Aim of the task » Quote all of the data that follows exactly as written, skipping the images.

Information provided »
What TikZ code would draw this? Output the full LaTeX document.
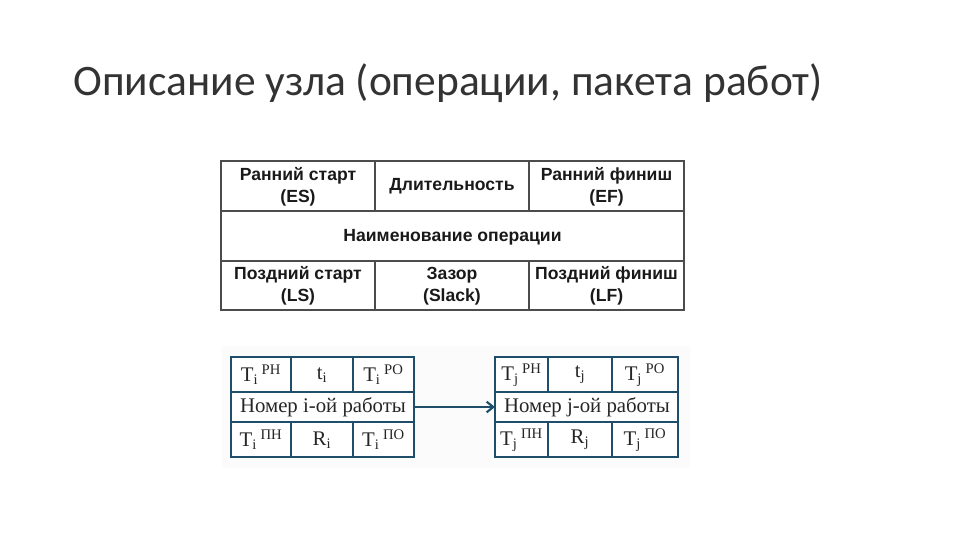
\documentclass[tikz,border=0pt]{standalone}
\usepackage{fontspec}
\setmainfont{Liberation Serif}
\newfontfamily\titlefont{Carlito}
\newfontfamily\tabfont{Liberation Sans}
\usetikzlibrary{arrows.meta}
\definecolor{navy}{HTML}{1F4E6B}
\definecolor{titlegray}{HTML}{333333}
\newcommand{\supx}[1]{$^{\mbox{\fontsize{11}{11}\selectfont #1}}$}
\tikzset{
  tabtext/.style={font=\tabfont\bfseries\fontsize{13.2}{16.5}\selectfont, align=center, text=black!90},
  cell/.style={font=\fontsize{15.6}{17}\selectfont, text=black!85},
  box/.style={draw=navy, line width=1.6pt, fill=white},
  sep/.style={draw=navy, line width=1.6pt},
  grid/.style={draw=black!70, line width=0.8pt},
}
\begin{document}
\begin{tikzpicture}[x=0.75pt,y=-0.75pt]
\useasboundingbox (0,0) rectangle (960,540);
% title
\node[anchor=base west, inner sep=0, font=\titlefont\fontsize{32.6}{38}\selectfont, text=titlegray] (title) at (73,95) {Описание узла (операции, пакета работ)};
% top table
\draw[grid] (221,161) rectangle (684,310);
\draw[grid] (221,211) -- (684,211);
\draw[grid] (221,261) -- (684,261);
\draw[grid] (375,161) -- (375,211);
\draw[grid] (529,161) -- (529,211);
\draw[grid] (375,261) -- (375,310);
\draw[grid] (529,261) -- (529,310);
\node[tabtext] (es) at (298,186.5) {Ранний старт\\(ES)};
\node[tabtext] (dur) at (452,186.5) {Длительность};
\node[tabtext] (ef) at (606.5,186.5) {Ранний финиш\\(EF)};
\node[tabtext] (name) at (452.5,237) {Наименование операции};
\node[tabtext] (ls) at (298,286) {Поздний старт\\(LS)};
\node[tabtext] (slack) at (452,286) {Зазор\\(Slack)};
\node[tabtext] (lf) at (606.5,286) {Поздний финиш\\(LF)};
% bottom panel
\fill[black!1.5] (222,346) rectangle (690,468);
% left box
\draw[box] (231,357) rectangle (414,457);
\draw[sep] (231,392) -- (414,392);
\draw[sep] (231,422) -- (414,422);
\draw[sep] (291,357) -- (291,392);
\draw[sep] (353,357) -- (353,392);
\draw[sep] (291,422) -- (291,457);
\draw[sep] (353,422) -- (353,457);
\node[cell] (a1) at (261,375) {Т$_{\mathrm{i}}$\,\supx{РН}};
\node[cell] (a2) at (322,375) {t$_{\mathrm{i}}$};
\node[cell] (a3) at (383.5,375) {Т$_{\mathrm{i}}$\,\supx{РО}};
\node[cell, inner sep=0] (a) at (323,407) {Номер i-ой работы};
\node[cell] (a4) at (261,440) {Т$_{\mathrm{i}}$\,\supx{ПН}};
\node[cell] (a5) at (322,440) {R$_{\mathrm{i}}$};
\node[cell] (a6) at (383.5,440) {Т$_{\mathrm{i}}$\,\supx{ПО}};
% right box
\draw[box] (495,357) rectangle (678,457);
\draw[sep] (495,392) -- (678,392);
\draw[sep] (495,422) -- (678,422);
\draw[sep] (548,357) -- (548,392);
\draw[sep] (612,357) -- (612,392);
\draw[sep] (548,422) -- (548,457);
\draw[sep] (612,422) -- (612,457);
\node[cell] (b1) at (521.5,375) {Т$_{\mathrm{j}}$\,\supx{РН}};
\node[cell] (b2) at (580,375) {t$_{\mathrm{j}}$};
\node[cell] (b3) at (645,375) {Т$_{\mathrm{j}}$\,\supx{РО}};
\node[cell, inner sep=0] (b) at (587,407) {Номер j-ой работы};
\node[cell] (b4) at (521.5,440) {Т$_{\mathrm{j}}$\,\supx{ПН}};
\node[cell] (b5) at (580,440) {R$_{\mathrm{j}}$};
\node[cell] (b6) at (645,440) {Т$_{\mathrm{j}}$\,\supx{ПО}};
% arrow
\coordinate (aout) at (414,407);
\coordinate (bin) at (495,407);
\draw[navy, line width=1.6pt, -{Straight Barb[length=5pt,width=8pt]}] (aout) -- (bin);
\end{tikzpicture}
\end{document}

Reply »
What TikZ code would draw this? Output the full LaTeX document.
\documentclass[tikz,border=0pt]{standalone}
\usepackage{fontspec}
\setmainfont{Liberation Serif}
\newfontfamily\titlefont{Carlito}
\newfontfamily\tabfont{Liberation Sans}
\usetikzlibrary{arrows.meta}
\definecolor{navy}{HTML}{1F4E6B}
\definecolor{titlegray}{HTML}{333333}
\newcommand{\supx}[1]{$^{\mbox{\fontsize{11}{11}\selectfont #1}}$}
\tikzset{
  tabtext/.style={font=\tabfont\bfseries\fontsize{13.2}{16.5}\selectfont, align=center, text=black!90},
  cell/.style={font=\fontsize{15.6}{17}\selectfont, text=black!85},
  box/.style={draw=navy, line width=1.6pt, fill=white},
  sep/.style={draw=navy, line width=1.6pt},
  grid/.style={draw=black!70, line width=0.8pt},
}
\begin{document}
\begin{tikzpicture}[x=0.75pt,y=-0.75pt]
\useasboundingbox (0,0) rectangle (960,540);
% title
\node[anchor=base west, inner sep=0, font=\titlefont\fontsize{32.6}{38}\selectfont, text=titlegray] (title) at (73,95) {Описание узла (операции, пакета работ)};
% top table
\draw[grid] (221,161) rectangle (684,310);
\draw[grid] (221,211) -- (684,211);
\draw[grid] (221,261) -- (684,261);
\draw[grid] (375,161) -- (375,211);
\draw[grid] (529,161) -- (529,211);
\draw[grid] (375,261) -- (375,310);
\draw[grid] (529,261) -- (529,310);
\node[tabtext] (es) at (298,186.5) {Ранний старт\\(ES)};
\node[tabtext] (dur) at (452,186.5) {Длительность};
\node[tabtext] (ef) at (606.5,186.5) {Ранний финиш\\(EF)};
\node[tabtext] (name) at (452.5,237) {Наименование операции};
\node[tabtext] (ls) at (298,286) {Поздний старт\\(LS)};
\node[tabtext] (slack) at (452,286) {Зазор\\(Slack)};
\node[tabtext] (lf) at (606.5,286) {Поздний финиш\\(LF)};
% bottom panel
\fill[black!1.5] (222,346) rectangle (690,468);
% left box
\draw[box] (231,357) rectangle (414,457);
\draw[sep] (231,392) -- (414,392);
\draw[sep] (231,422) -- (414,422);
\draw[sep] (291,357) -- (291,392);
\draw[sep] (353,357) -- (353,392);
\draw[sep] (291,422) -- (291,457);
\draw[sep] (353,422) -- (353,457);
\node[cell] (a1) at (261,375) {Т$_{\mathrm{i}}$\,\supx{РН}};
\node[cell] (a2) at (322,375) {t$_{\mathrm{i}}$};
\node[cell] (a3) at (383.5,375) {Т$_{\mathrm{i}}$\,\supx{РО}};
\node[cell, inner sep=0] (a) at (323,407) {Номер i-ой работы};
\node[cell] (a4) at (261,440) {Т$_{\mathrm{i}}$\,\supx{ПН}};
\node[cell] (a5) at (322,440) {R$_{\mathrm{i}}$};
\node[cell] (a6) at (383.5,440) {Т$_{\mathrm{i}}$\,\supx{ПО}};
% right box
\draw[box] (495,357) rectangle (678,457);
\draw[sep] (495,392) -- (678,392);
\draw[sep] (495,422) -- (678,422);
\draw[sep] (548,357) -- (548,392);
\draw[sep] (612,357) -- (612,392);
\draw[sep] (548,422) -- (548,457);
\draw[sep] (612,422) -- (612,457);
\node[cell] (b1) at (521.5,375) {Т$_{\mathrm{j}}$\,\supx{РН}};
\node[cell] (b2) at (580,375) {t$_{\mathrm{j}}$};
\node[cell] (b3) at (645,375) {Т$_{\mathrm{j}}$\,\supx{РО}};
\node[cell, inner sep=0] (b) at (587,407) {Номер j-ой работы};
\node[cell] (b4) at (521.5,440) {Т$_{\mathrm{j}}$\,\supx{ПН}};
\node[cell] (b5) at (580,440) {R$_{\mathrm{j}}$};
\node[cell] (b6) at (645,440) {Т$_{\mathrm{j}}$\,\supx{ПО}};
% arrow
\coordinate (aout) at (414,407);
\coordinate (bin) at (495,407);
\draw[navy, line width=1.6pt, -{Straight Barb[length=5pt,width=8pt]}] (aout) -- (bin);
\end{tikzpicture}
\end{document}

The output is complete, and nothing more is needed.